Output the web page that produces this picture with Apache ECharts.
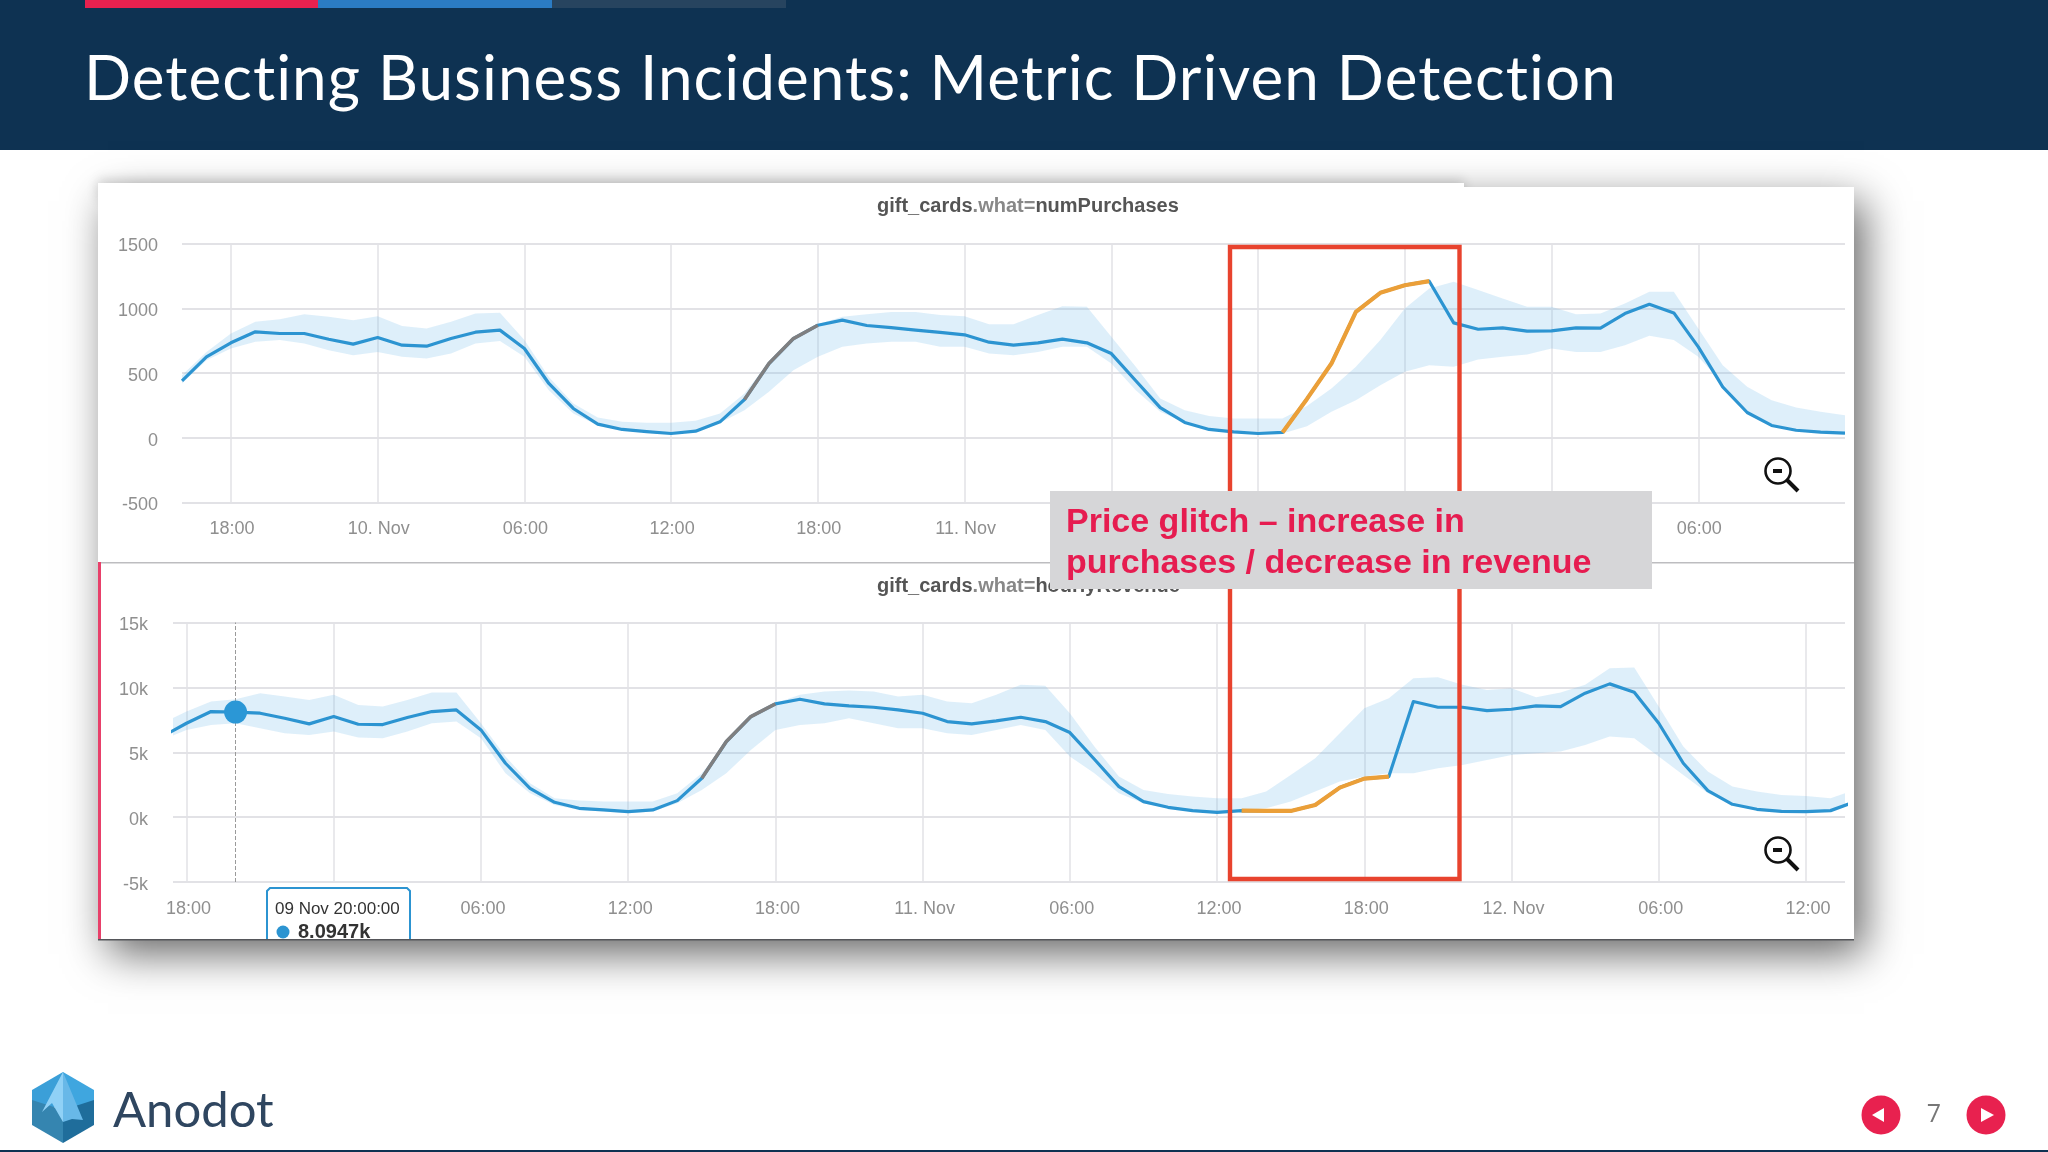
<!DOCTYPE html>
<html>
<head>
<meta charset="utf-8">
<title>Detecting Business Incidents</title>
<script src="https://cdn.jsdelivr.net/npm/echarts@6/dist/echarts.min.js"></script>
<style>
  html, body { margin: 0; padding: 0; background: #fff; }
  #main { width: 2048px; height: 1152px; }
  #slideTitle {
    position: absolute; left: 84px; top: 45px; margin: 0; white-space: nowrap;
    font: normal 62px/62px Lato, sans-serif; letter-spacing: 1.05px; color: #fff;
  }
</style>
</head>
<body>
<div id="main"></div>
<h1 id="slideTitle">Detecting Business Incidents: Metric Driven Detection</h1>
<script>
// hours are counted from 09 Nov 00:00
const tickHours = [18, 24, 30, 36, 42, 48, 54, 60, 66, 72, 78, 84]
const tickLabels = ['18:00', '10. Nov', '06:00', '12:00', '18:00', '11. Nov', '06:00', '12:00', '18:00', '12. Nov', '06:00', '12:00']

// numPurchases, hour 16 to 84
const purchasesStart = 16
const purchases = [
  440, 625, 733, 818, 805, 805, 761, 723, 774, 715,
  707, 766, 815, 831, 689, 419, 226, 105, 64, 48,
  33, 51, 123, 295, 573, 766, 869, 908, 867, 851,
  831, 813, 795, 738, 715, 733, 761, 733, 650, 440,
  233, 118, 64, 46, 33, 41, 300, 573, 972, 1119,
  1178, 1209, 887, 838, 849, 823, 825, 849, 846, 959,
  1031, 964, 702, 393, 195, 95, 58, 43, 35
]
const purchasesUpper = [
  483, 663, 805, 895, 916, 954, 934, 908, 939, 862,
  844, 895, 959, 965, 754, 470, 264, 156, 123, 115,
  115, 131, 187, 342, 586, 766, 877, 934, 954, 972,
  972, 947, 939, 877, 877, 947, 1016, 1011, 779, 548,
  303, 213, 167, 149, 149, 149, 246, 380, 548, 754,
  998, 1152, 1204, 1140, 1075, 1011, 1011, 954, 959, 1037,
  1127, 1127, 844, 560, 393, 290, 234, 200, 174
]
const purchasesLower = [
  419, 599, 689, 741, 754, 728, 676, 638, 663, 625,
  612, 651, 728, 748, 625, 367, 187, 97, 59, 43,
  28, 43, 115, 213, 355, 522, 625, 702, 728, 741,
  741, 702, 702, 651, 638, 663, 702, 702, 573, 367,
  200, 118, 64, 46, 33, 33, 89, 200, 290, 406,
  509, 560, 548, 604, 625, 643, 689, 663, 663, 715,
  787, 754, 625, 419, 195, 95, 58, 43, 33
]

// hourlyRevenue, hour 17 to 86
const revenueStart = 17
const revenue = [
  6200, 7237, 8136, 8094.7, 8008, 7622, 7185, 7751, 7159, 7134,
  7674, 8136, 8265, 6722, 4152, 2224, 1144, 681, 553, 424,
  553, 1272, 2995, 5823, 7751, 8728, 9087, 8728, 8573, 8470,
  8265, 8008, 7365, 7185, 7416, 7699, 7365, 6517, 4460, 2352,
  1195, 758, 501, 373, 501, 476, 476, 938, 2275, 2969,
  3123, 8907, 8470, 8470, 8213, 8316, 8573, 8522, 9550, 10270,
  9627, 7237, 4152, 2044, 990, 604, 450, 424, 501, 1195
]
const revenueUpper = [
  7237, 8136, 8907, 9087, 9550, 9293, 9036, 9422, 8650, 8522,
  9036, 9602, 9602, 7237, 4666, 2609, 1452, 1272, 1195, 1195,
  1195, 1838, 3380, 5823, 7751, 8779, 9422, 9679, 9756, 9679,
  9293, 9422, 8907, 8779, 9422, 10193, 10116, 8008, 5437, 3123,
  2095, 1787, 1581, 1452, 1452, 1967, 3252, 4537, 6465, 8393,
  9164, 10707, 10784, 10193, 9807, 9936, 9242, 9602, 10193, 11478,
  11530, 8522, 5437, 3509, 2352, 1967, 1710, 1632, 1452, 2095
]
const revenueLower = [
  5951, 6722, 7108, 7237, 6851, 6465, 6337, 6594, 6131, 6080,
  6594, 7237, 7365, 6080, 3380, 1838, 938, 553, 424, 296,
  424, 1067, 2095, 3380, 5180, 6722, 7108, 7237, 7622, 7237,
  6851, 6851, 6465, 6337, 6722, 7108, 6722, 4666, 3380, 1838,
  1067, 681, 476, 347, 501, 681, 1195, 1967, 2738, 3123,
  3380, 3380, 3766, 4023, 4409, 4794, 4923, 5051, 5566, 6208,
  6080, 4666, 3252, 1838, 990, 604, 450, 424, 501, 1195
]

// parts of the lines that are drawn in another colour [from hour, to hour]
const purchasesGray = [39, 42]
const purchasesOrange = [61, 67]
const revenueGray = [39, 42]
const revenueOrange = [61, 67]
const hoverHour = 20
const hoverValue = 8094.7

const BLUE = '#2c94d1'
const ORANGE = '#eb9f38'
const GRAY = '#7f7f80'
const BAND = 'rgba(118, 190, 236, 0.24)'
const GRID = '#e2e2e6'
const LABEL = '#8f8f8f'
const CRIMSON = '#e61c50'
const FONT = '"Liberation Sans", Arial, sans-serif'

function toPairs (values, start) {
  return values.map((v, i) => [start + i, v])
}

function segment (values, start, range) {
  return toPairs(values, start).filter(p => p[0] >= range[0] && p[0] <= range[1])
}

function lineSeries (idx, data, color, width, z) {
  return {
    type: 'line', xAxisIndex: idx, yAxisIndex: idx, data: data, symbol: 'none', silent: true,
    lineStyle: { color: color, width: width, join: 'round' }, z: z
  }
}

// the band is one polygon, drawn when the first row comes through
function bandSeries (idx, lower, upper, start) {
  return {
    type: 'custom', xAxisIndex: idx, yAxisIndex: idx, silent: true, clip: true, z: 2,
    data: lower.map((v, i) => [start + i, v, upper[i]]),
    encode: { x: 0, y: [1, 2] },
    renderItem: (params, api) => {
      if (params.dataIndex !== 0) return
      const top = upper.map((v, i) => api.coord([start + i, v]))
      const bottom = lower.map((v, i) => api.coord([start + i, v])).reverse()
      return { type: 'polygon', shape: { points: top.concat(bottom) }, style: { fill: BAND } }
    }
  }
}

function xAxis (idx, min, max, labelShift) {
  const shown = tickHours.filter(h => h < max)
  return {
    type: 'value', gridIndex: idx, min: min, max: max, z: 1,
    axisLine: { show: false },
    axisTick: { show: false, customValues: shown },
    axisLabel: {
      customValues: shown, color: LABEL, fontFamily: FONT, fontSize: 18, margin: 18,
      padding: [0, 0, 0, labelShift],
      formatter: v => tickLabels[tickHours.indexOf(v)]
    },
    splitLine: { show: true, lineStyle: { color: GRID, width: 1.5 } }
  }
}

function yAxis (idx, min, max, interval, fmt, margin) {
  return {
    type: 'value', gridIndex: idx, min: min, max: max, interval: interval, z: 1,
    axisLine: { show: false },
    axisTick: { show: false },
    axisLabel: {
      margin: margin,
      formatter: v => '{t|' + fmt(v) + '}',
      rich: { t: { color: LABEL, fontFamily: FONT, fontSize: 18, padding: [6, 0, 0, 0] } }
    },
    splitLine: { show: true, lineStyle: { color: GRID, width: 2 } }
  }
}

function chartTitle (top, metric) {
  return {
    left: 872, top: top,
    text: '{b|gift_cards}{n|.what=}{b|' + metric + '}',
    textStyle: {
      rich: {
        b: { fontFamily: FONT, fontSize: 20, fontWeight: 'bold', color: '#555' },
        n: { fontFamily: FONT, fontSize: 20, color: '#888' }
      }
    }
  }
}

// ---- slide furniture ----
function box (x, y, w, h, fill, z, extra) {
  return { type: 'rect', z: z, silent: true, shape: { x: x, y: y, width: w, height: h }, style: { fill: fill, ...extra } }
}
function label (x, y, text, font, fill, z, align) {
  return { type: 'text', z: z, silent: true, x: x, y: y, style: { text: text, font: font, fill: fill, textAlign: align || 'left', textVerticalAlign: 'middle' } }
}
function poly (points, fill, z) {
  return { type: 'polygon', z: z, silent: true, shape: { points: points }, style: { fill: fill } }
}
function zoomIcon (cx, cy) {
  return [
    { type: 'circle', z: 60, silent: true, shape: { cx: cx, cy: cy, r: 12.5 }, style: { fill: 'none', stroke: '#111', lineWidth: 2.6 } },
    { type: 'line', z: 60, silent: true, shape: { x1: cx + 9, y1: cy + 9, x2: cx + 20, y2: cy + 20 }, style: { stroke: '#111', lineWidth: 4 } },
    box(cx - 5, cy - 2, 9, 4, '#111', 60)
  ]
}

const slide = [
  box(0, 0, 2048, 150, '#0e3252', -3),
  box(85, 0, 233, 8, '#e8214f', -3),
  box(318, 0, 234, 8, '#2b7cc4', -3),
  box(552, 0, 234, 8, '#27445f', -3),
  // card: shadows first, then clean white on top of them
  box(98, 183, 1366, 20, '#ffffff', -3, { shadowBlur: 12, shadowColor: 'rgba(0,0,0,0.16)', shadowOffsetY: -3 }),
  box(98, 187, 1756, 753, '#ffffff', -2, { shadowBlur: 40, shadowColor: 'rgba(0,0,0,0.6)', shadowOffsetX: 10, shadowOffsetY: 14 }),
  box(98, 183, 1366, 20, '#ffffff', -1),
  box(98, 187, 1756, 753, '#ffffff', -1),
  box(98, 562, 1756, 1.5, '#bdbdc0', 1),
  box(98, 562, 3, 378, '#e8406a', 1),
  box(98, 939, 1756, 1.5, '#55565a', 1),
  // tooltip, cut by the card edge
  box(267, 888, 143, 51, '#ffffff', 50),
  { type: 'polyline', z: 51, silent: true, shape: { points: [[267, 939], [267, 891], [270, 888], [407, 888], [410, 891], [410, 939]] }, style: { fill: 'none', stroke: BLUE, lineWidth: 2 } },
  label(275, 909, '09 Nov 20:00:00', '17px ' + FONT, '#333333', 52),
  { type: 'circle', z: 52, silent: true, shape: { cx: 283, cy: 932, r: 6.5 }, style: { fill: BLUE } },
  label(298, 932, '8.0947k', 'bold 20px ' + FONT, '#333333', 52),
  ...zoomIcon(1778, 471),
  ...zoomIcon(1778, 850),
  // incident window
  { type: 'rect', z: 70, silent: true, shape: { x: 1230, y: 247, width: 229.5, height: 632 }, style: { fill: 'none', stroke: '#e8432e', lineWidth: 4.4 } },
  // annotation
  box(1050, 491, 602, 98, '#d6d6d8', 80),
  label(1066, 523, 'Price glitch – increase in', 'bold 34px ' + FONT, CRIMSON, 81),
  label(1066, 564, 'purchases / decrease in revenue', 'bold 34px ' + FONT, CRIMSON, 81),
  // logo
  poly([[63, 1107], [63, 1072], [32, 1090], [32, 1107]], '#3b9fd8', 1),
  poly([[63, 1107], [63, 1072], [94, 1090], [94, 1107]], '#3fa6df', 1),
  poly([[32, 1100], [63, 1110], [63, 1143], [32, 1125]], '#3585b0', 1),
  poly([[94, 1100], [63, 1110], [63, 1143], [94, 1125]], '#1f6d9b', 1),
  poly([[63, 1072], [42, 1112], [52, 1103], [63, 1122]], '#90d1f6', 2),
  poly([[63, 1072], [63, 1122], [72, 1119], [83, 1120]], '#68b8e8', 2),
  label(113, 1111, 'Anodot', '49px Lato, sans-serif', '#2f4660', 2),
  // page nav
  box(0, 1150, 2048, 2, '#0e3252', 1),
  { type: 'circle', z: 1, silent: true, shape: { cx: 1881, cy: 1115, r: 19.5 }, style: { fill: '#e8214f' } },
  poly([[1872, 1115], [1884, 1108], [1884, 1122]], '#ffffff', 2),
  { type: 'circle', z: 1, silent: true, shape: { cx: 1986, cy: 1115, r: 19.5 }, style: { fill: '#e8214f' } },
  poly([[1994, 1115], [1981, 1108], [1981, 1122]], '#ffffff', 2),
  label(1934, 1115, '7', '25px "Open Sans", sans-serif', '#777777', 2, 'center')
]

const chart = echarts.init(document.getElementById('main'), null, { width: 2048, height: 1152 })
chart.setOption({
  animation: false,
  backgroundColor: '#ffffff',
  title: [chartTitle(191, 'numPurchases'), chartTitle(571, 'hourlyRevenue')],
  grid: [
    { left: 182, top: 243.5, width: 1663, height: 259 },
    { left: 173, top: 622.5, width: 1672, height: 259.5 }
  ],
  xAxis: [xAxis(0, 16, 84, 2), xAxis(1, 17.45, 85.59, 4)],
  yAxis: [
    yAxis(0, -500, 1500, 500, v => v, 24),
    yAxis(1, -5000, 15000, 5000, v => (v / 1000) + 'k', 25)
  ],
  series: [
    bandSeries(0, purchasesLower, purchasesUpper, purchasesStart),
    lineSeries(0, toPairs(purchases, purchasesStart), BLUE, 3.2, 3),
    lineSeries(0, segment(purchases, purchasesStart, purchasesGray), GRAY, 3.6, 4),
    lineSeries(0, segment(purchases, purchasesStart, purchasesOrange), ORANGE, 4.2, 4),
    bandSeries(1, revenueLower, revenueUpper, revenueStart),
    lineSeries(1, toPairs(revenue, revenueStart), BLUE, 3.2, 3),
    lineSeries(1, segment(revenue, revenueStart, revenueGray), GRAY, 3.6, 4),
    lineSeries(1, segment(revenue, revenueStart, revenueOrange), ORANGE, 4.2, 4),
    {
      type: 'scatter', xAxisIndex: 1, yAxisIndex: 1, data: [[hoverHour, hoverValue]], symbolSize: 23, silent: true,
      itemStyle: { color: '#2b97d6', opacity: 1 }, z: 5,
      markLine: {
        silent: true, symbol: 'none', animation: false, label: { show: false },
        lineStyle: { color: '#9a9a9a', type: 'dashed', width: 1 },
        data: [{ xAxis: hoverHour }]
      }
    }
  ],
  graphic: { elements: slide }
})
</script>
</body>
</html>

» **Do this**: Could the lines from the top of the material through the line with "const tickLabels = ['18:00', '10." be repeated exactly, pictures left out?

» **Final result**:
Output the web page that produces this picture with Apache ECharts.
<!DOCTYPE html>
<html>
<head>
<meta charset="utf-8">
<title>Detecting Business Incidents</title>
<script src="https://cdn.jsdelivr.net/npm/echarts@6/dist/echarts.min.js"></script>
<style>
  html, body { margin: 0; padding: 0; background: #fff; }
  #main { width: 2048px; height: 1152px; }
  #slideTitle {
    position: absolute; left: 84px; top: 45px; margin: 0; white-space: nowrap;
    font: normal 62px/62px Lato, sans-serif; letter-spacing: 1.05px; color: #fff;
  }
</style>
</head>
<body>
<div id="main"></div>
<h1 id="slideTitle">Detecting Business Incidents: Metric Driven Detection</h1>
<script>
// hours are counted from 09 Nov 00:00
const tickHours = [18, 24, 30, 36, 42, 48, 54, 60, 66, 72, 78, 84]
const tickLabels = ['18:00', '10. Nov', '06:00', '12:00', '18:00', '11. Nov', '06:00', '12:00', '18:00', '12. Nov', '06:00', '12:00']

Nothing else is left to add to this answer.